T
14

Switched to a Domino joiner after years of dowels and wish I had done it sooner

I resisted buying a Festool Domino for years because I thought it was just an overpriced tool for people with more money than sense. I have been using dowels and biscuits for 15 years and they always worked fine. But last month I had a big kitchen cabinet job with 20 doors and I finally borrowed one from a buddy. I finished the frame joinery in about 3 hours instead of the usual 8 or 9, and the fit was dead perfect every time. Any other diehard dowel people out there make the switch?
2 comments

Log in to join the discussion

Log In
2 Comments
elizabeth_chen
Honestly, I feel you on that. I was the exact same way with my own work, thought the Domino was just hype for people who watch too many YouTube woodworkers. Then I did a built-in bookshelf project with like 50 shelf pin holes and a million tenons, borrowed my neighbor's, and it cut my assembly time in half. Tbh, that first perfect joint you didn't have to fight with a mallet to get together is a pretty humbling moment.
5
lee_barnes70
@elizabeth_chen nailed it with that humbling moment comment. The Domino is one of those rare tools where the price tag actually makes sense once you use it, kind of like how a good dishwasher changed my life after years of hand-washing plates. You realize you were spending all that extra time not because you were being careful, but because the old method just plain took longer.
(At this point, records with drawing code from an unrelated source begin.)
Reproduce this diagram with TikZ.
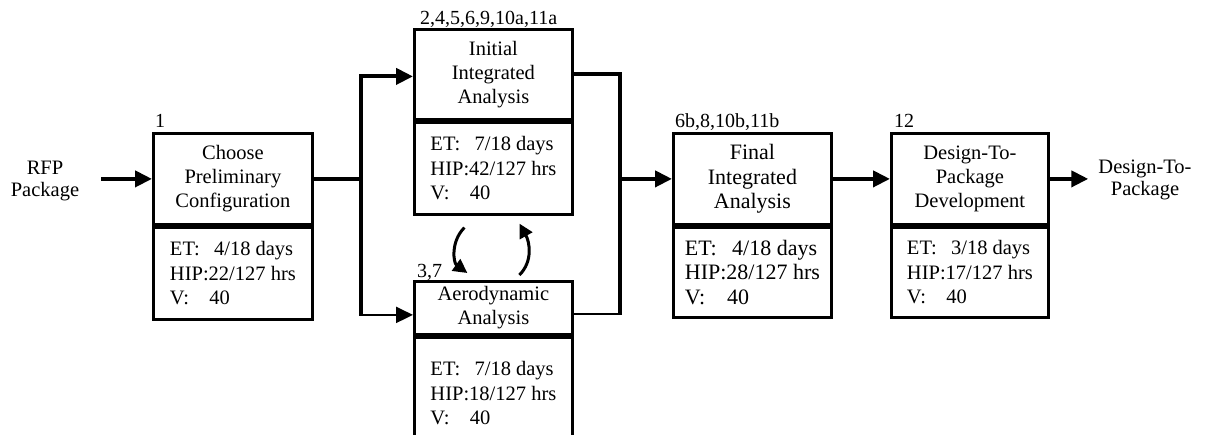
\documentclass[tikz,border=0pt]{standalone}
\usepackage{fontspec}
\setmainfont{Liberation Serif}
\usetikzlibrary{arrows.meta}
\begin{document}
\begin{tikzpicture}[x=1pt,y=-1pt,
  txt/.style={font=\fontsize{20.5}{22.5}\selectfont, inner sep=0pt},
  lbl/.style={font=\fontsize{20}{22}\selectfont, inner sep=0pt, anchor=base west},
  boxu/.style={draw, line width=2.8pt, anchor=north west, align=center, inner sep=0pt,
     font=\fontsize{20.5}{24}\selectfont},
  boxl/.style={draw, line width=2.8pt, anchor=north west, align=left, inner sep=0pt,
     font=\fontsize{20.5}{24.5}\selectfont},
  bigf/.style={font=\fontsize{22}{24.5}\selectfont},
  divider/.style={line width=4pt},
  conn/.style={line width=4pt, -{Triangle[length=17pt,width=16pt]}},
  connthin/.style={line width=2.2pt, -{Triangle[length=17pt,width=16pt]}},
  plain/.style={line width=4pt},
  plainthin/.style={line width=2.2pt},
  curv/.style={line width=3pt, -{Triangle[length=14pt,width=14pt]}},
]
\useasboundingbox (0,0) rectangle (1207,435);

% Choose Preliminary Configuration
\node[boxu, minimum width=159pt, minimum height=91pt] (c1u) at (152,132) {Choose\\Preliminary\\Configuration};
\node[boxl, minimum width=159pt, minimum height=92pt] (c1l) at (c1u.south west) {ET:\hspace{0.7em}4/18 days\\HIP:22/127 hrs\\V:\hspace{1em}40};
\draw[divider] (c1u.south west) -- (c1u.south east);
\node[lbl] (n1) at ([xshift=3pt,yshift=4pt]c1u.north west) {1};

% Initial Integrated Analysis
\node[boxu, minimum width=158pt, minimum height=90pt] (iu) at (413,28) {Initial\\Integrated\\Analysis};
\node[boxl, minimum width=158pt, minimum height=92pt] (il) at (iu.south west) {ET:\hspace{0.7em}7/18 days\\HIP:42/127 hrs\\V:\hspace{1em}40};
\draw[divider] (iu.south west) -- (iu.south east);
\node[lbl] (n2) at ([xshift=7pt,yshift=3pt]iu.north west) {2,4,5,6,9,10a,11a};

% Aerodynamic Analysis
\node[boxu, minimum width=158pt, minimum height=53pt] (au) at (413,280) {Aerodynamic\\Analysis};
\node[boxl, minimum width=158pt, minimum height=112pt] (al) at (au.south west) {ET:\hspace{0.7em}7/18 days\\HIP:18/127 hrs\\V:\hspace{1em}40};
\draw[divider] (au.south west) -- (au.south east);
\node[lbl] (n3) at ([xshift=4pt,yshift=2pt]au.north west) {3,7};

% Final Integrated Analysis
\node[boxu, bigf, minimum width=158pt, minimum height=91pt] (fu) at (672,132) {Final\\Integrated\\Analysis};
\node[boxl, bigf, minimum width=158pt, minimum height=90pt] (fl) at (fu.south west) {ET:\hspace{0.7em}4/18 days\\HIP:28/127 hrs\\V:\hspace{1em}40};
\draw[divider] (fu.south west) -- (fu.south east);
\node[lbl] (n4) at ([xshift=3pt,yshift=4pt]fu.north west) {6b,8,10b,11b};

% Design-To-Package Development
\node[boxu, minimum width=157pt, minimum height=91pt] (du) at (890,132) {Design-To-\\Package\\Development};
\node[boxl, minimum width=157pt, minimum height=90pt] (dl) at (du.south west) {ET:\hspace{0.7em}3/18 days\\HIP:17/127 hrs\\V:\hspace{1em}40};
\draw[divider] (du.south west) -- (du.south east);
\node[lbl] (n5) at ([xshift=4pt,yshift=4pt]du.north west) {12};

% outer texts
\node[txt, align=center] (rfp) at (45,181) {RFP\\Package};
\node[txt, align=center] (dtp) at (1145,180) {Design-To-\\Package};

% junction coordinates
\coordinate (jl) at (361,0);
\coordinate (jr) at (620,0);
\coordinate (aa) at ([yshift=-7pt]au.west);
\coordinate (ia) at ([yshift=-2pt]iu.west);

% connectors
\draw[conn, shorten <=22pt] (rfp.east |- c1u.east) -- (c1u.west);
\draw[plain] ([xshift=-1pt]c1u.east) -- (c1u.east -| jl);
\draw[plain] ([yshift=2pt]ia -| jl) -- ([yshift=-1pt]aa -| jl);
\draw[conn] ([xshift=-2pt]ia -| jl) -- (ia);
\draw[connthin] ([xshift=-1pt]aa -| jl) -- (aa);

\draw[plain] ([xshift=-1pt]iu.east) -- ([xshift=2pt]iu.east -| jr);
\draw[plain] ([yshift=2pt]iu.east -| jr) -- ([yshift=0pt]aa -| jr);
\draw[plainthin] ([yshift=1pt]aa -| au.east) -- ([yshift=1pt, xshift=2pt]aa -| jr);
\draw[conn] ([xshift=-2pt]fu.west -| jr) -- (fu.west);
\draw[conn] (fu.east) -- (du.west);
\draw[conn] (du.east) -- ([xshift=-10pt]dtp.west |- du.east);

% curved arrows between Initial and Aerodynamic
\coordinate (ca1) at ([xshift=-29pt,yshift=-12pt]il.south);
\coordinate (ca2) at ([xshift=-26pt,yshift=7pt]au.north);
\coordinate (cb1) at ([xshift=26pt,yshift=5pt]au.north);
\coordinate (cb2) at ([xshift=26pt,yshift=-8pt]il.south);
\draw[curv] (ca1) .. controls ([xshift=-14pt,yshift=-14pt]ca1) and ([xshift=-14pt,yshift=10pt]ca2) .. (ca2);
\draw[curv] (cb1) .. controls ([xshift=14pt,yshift=14pt]cb1) and ([xshift=10pt,yshift=-18pt]cb2) .. (cb2);
\end{tikzpicture}
\end{document}
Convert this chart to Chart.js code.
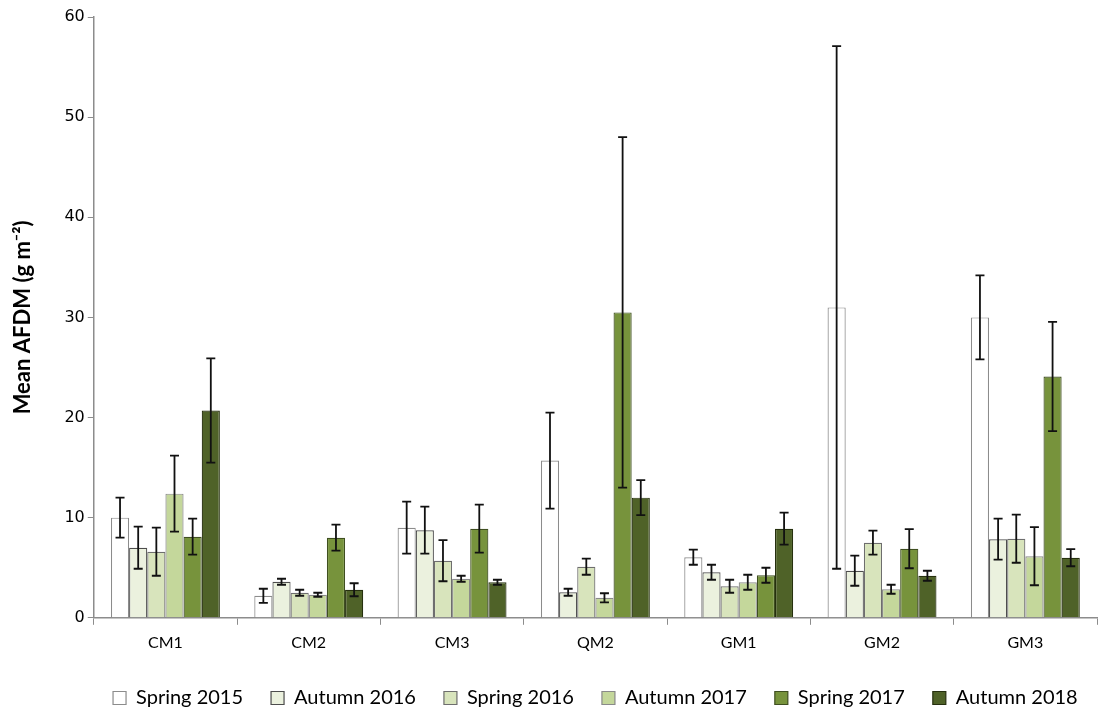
<!DOCTYPE html>
<html>
<head>
<meta charset="utf-8">
<script src="https://cdn.jsdelivr.net/npm/chart.js@4/dist/chart.umd.min.js"></script>
<style>
  html, body { margin: 0; padding: 0; background: #fff; }
  #wrap { width: 1102px; height: 713px; }
</style>
</head>
<body>
<div id="wrap"><canvas id="grafico" width="1102" height="713"></canvas></div>
<script>
// Datos
const sites = ['CM1', 'CM2', 'CM3', 'QM2', 'GM1', 'GM2', 'GM3'];
const seasons = ['Spring 2015', 'Autumn 2016', 'Spring 2016', 'Autumn 2017', 'Spring 2017', 'Autumn 2018'];

const spring2015 = [10.0, 2.2, 9.0, 15.7, 6.05, 31.0, 30.0];
const autumn2016 = [7.0, 3.6, 8.75, 2.55, 4.55, 4.7, 7.85];
const spring2016 = [6.6, 2.5, 5.7, 5.1, 3.15, 7.5, 7.9];
const autumn2017 = [12.4, 2.3, 3.9, 2.0, 3.55, 2.85, 6.15];
const spring2017 = [8.1, 8.0, 8.9, 30.5, 4.25, 6.9, 24.1];
const autumn2018 = [20.7, 2.8, 3.55, 12.0, 8.9, 4.2, 6.0];

// Errores (±)
const errSpring2015 = [2.0, 0.7, 2.6, 4.8, 0.75, 26.1, 4.2];
const errAutumn2016 = [2.1, 0.3, 2.35, 0.35, 0.75, 1.5, 2.05];
const errSpring2016 = [2.4, 0.3, 2.05, 0.8, 0.65, 1.2, 2.4];
const errAutumn2017 = [3.8, 0.2, 0.3, 0.45, 0.75, 0.45, 2.9];
const errSpring2017 = [1.8, 1.3, 2.4, 17.5, 0.75, 1.95, 5.45];
const errAutumn2018 = [5.2, 0.65, 0.25, 1.75, 1.6, 0.5, 0.85];

const yTicks = [0, 10, 20, 30, 40, 50, 60];

const fills = ['#ffffff', '#ebf1de', '#d8e4bc', '#c4d79b', '#77933c', '#4f6228'];
const borders = ['#8c8c8c', '#4d4d4d', '#6e6e6e', '#8a8a8a', '#3f4f20', '#26300f'];

const values = [spring2015, autumn2016, spring2016, autumn2017, spring2017, autumn2018];
const errors = [errSpring2015, errAutumn2016, errSpring2016, errAutumn2017, errSpring2017, errAutumn2018];

const datasets = seasons.map((s, i) => ({
    label: s,
    data: values[i],
    errors: errors[i],
    backgroundColor: fills[i],
    borderColor: borders[i],
    borderWidth: 1.2,
    categoryPercentage: 0.76,
    barPercentage: 1.0
}));

// Plugin para las barras de error
const errorBars = {
    id: 'errorBars',
    afterDatasetsDraw(chart) {
        const ctx = chart.ctx;
        const y = chart.scales.y;
        ctx.save();
        ctx.strokeStyle = '#111';
        ctx.lineWidth = 1.8;
        chart.data.datasets.forEach((ds, i) => {
            const meta = chart.getDatasetMeta(i);
            meta.data.forEach((bar, j) => {
                const v = ds.data[j], e = ds.errors[j];
                const top = y.getPixelForValue(v + e);
                const bot = y.getPixelForValue(Math.max(v - e, 0));
                const cap = 4.5;
                ctx.beginPath();
                ctx.moveTo(bar.x, top); ctx.lineTo(bar.x, bot);
                ctx.moveTo(bar.x - cap, top); ctx.lineTo(bar.x + cap, top);
                ctx.moveTo(bar.x - cap, bot); ctx.lineTo(bar.x + cap, bot);
                ctx.stroke();
            });
        });
        ctx.restore();
    }
};

// Centrar la leyenda sobre el área del gráfico (como en Excel)
const legendShift = {
    id: 'legendShift',
    afterLayout(chart) {
        const lg = chart.legend;
        if (!lg) return;
        const area = chart.chartArea;
        const d = (area.left + area.right) / 2 - (lg.left + lg.right) / 2;
        lg.left += d;
        lg.right += d;
    }
};

new Chart(document.getElementById('grafico').getContext('2d'), {
    type: 'bar',
    data: { labels: sites, datasets: datasets },
    plugins: [errorBars, legendShift],
    options: {
        responsive: false,
        animation: false,
        layout: { padding: { top: 17, right: 5, left: 6, bottom: -5 } },
        plugins: {
            tooltip: { enabled: false },
            legend: {
                position: 'bottom',
                labels: {
                    color: '#000',
                    font: { family: 'Lato', size: 20 },
                    boxWidth: 13,
                    boxHeight: 13,
                    padding: 28,
                    useBorderRadius: false
                }
            }
        },
        scales: {
            x: {
                grid: { display: true, drawOnChartArea: false, drawTicks: true, tickLength: 7, color: '#8c8c8c', offset: true },
                border: { color: '#8c8c8c', width: 1.5 },
                ticks: { color: '#000', font: { family: 'Lato', size: 16 }, padding: 8 }
            },
            y: {
                min: 0,
                max: 60,
                afterBuildTicks(axis) { axis.ticks = yTicks.map(v => ({ value: v })); },
                grid: { display: true, drawOnChartArea: false, drawTicks: true, tickLength: 6, color: '#8c8c8c' },
                border: { color: '#8c8c8c', width: 1.5 },
                ticks: { color: '#000', font: { family: 'DejaVu Sans', size: 16 }, padding: 3 },
                title: {
                    display: true,
                    text: 'Mean AFDM (g m⁻²)',
                    color: '#000',
                    font: { family: 'Lato', size: 22, weight: 'bold' },
                    padding: { bottom: 25 }
                }
            }
        }
    }
});
</script>
</body>
</html>
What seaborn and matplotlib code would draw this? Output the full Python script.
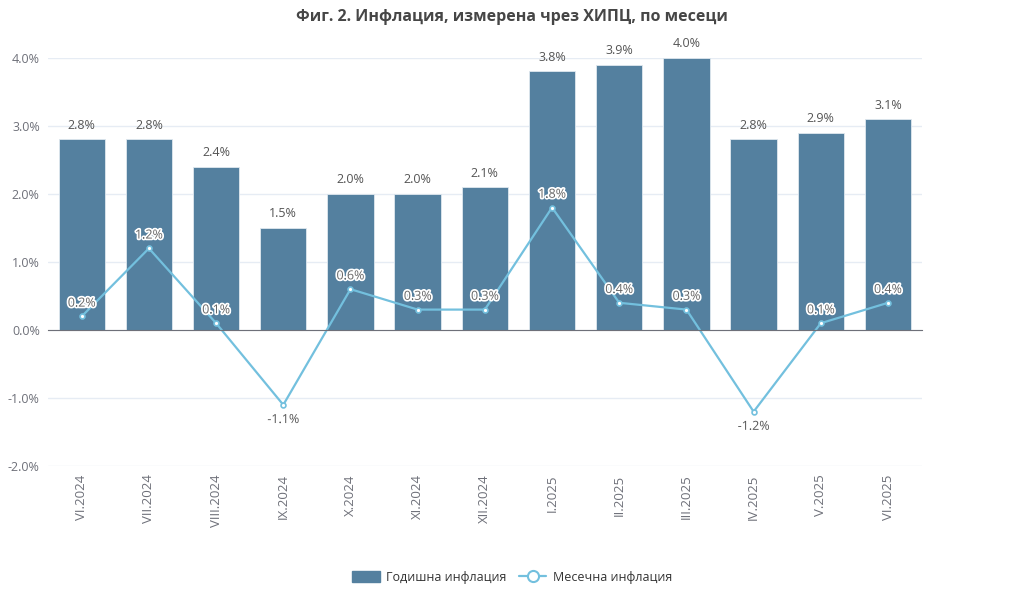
import matplotlib
matplotlib.use('Agg')
import matplotlib.pyplot as plt
import matplotlib.patheffects as pe
from matplotlib.patches import Patch
from matplotlib.lines import Line2D
from matplotlib.ticker import FixedLocator, FuncFormatter
import seaborn as sns
import pandas as pd

months = ['VI.2024', 'VII.2024', 'VIII.2024', 'IX.2024', 'X.2024', 'XI.2024', 'XII.2024',
          'I.2025', 'II.2025', 'III.2025', 'IV.2025', 'V.2025', 'VI.2025']
annual = [2.8, 2.8, 2.4, 1.5, 2.0, 2.0, 2.1, 3.8, 3.9, 4.0, 2.8, 2.9, 3.1]
monthly = [0.2, 1.2, 0.1, -1.1, 0.6, 0.3, 0.3, 1.8, 0.4, 0.3, -1.2, 0.1, 0.4]

title = 'Фиг. 2. Инфлация, измерена чрез ХИПЦ, по месеци'
bar_name = 'Годишна инфлация'
line_name = 'Месечна инфлация'

bar_color = '#54809f'
line_color = '#73c0de'
text_gray = '#6e7079'

df = pd.DataFrame({'month': months, 'annual': annual, 'monthly': monthly})

sns.set_style('white')
plt.rcParams['font.family'] = ['Open Sans', 'DejaVu Sans']

fig = plt.figure(figsize=(10.24, 5.9), dpi=100)
ax = fig.add_axes([0.047, 0.21, 0.853, 0.692])

sns.barplot(data=df, x='month', y='annual', color=bar_color, width=0.69,
            saturation=1, ax=ax, zorder=2, edgecolor='#dfe8ef', linewidth=0.6)
sns.pointplot(data=df, x='month', y='monthly', color=line_color, errorbar=None,
              ax=ax, markers='o', markersize=3.5, markerfacecolor='white',
              markeredgecolor=line_color, markeredgewidth=1.2, linewidth=1.6)
for coll in ax.collections:
    coll.set_zorder(4)
for ln in ax.lines:
    ln.set_zorder(3)

ax.set_ylim(-2.0, 4.0)
ax.set_xlim(-0.5, len(months) - 0.5)
ax.set_yticks([-2, -1, 0, 1, 2, 3, 4])
ax.yaxis.set_major_formatter(FuncFormatter(lambda v, p: f'{v:.1f}%'))
ax.tick_params(axis='y', length=0, labelsize=9, labelcolor=text_gray, pad=6)
ax.grid(axis='y', color='#e6ecf4', linewidth=1, zorder=0)
ax.set_axisbelow(True)
for s in ['top', 'right', 'left']:
    ax.spines[s].set_visible(False)

# zero axis line with ticks between categories
ax.spines['bottom'].set_position(('data', 0))
ax.spines['bottom'].set_color(text_gray)
ax.spines['bottom'].set_zorder(5)
ax.set_xticks([])
ax.xaxis.set_minor_locator(FixedLocator([i - 0.5 for i in range(len(months) + 1)]))
ax.tick_params(axis='x', which='minor', length=5, color=text_gray, direction='out')
ax.set_xlabel('')
ax.set_ylabel('')

sec = ax.secondary_xaxis(0)
sec.set_xticks(range(len(months)))
sec.set_xticklabels(months, rotation=90, fontsize=9.5, color=text_gray)
sec.tick_params(length=0, pad=6)
sec.spines['bottom'].set_visible(False)

for i, v in enumerate(annual):
    ax.text(i, v + 0.11, f'{v:.1f}%', ha='center', va='bottom', fontsize=9,
            color='#555555', zorder=6)

halo = [pe.withStroke(linewidth=2.5, foreground='white')]
for i, v in enumerate(monthly):
    if v < 0:
        ax.text(i, v - 0.12, f'{v:.1f}%', ha='center', va='top', fontsize=9,
                color='#555555', zorder=6, path_effects=halo)
    else:
        ax.text(i, v + 0.1, f'{v:.1f}%', ha='center', va='bottom', fontsize=9,
                color='#666666', zorder=6, path_effects=halo)

fig.text(0.5, 0.972, title, ha='center', va='center', fontsize=11.5,
         fontweight='bold', color='#464646')

handles = [Patch(facecolor=bar_color, edgecolor=bar_color, label=bar_name),
           Line2D([0], [0], color=line_color, linewidth=1.6, marker='o', markersize=8,
                  markerfacecolor='white', markeredgecolor=line_color,
                  markeredgewidth=1.5, label=line_name)]
fig.legend(handles=handles, loc='center', bbox_to_anchor=(0.5, 0.022), ncol=2,
           frameon=False, fontsize=9, labelcolor='#333333', handlelength=2.2,
           handleheight=1.0, columnspacing=1.0, handletextpad=0.5)

fig.savefig('out.png', dpi=100)
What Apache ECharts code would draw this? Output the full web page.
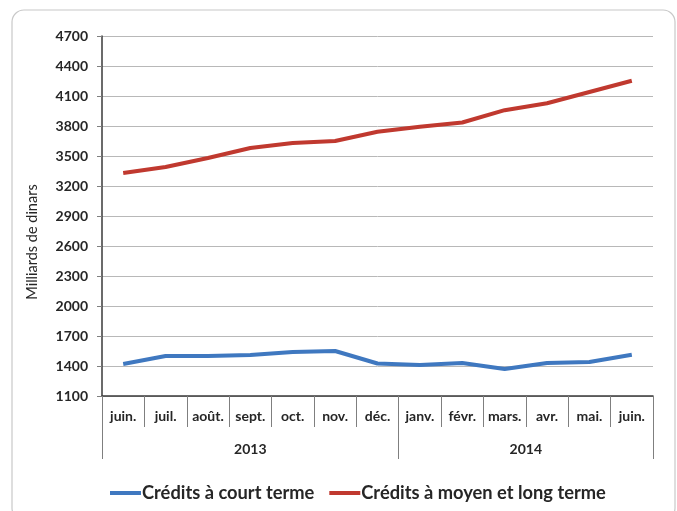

Dowels are fine for a few joints here and there, but on a production run like that kitchen job the speed difference is night and day. It's the same pattern I see in a lot of hobbies and even my own driveway projects - you fight with a cheap tool for years, then someone lets you borrow the expensive version and you wonder why you didn't just buy it months ago. The fit being dead perfect every time is the real kicker too, no more wrestling with clamps or trimming tenons down to size.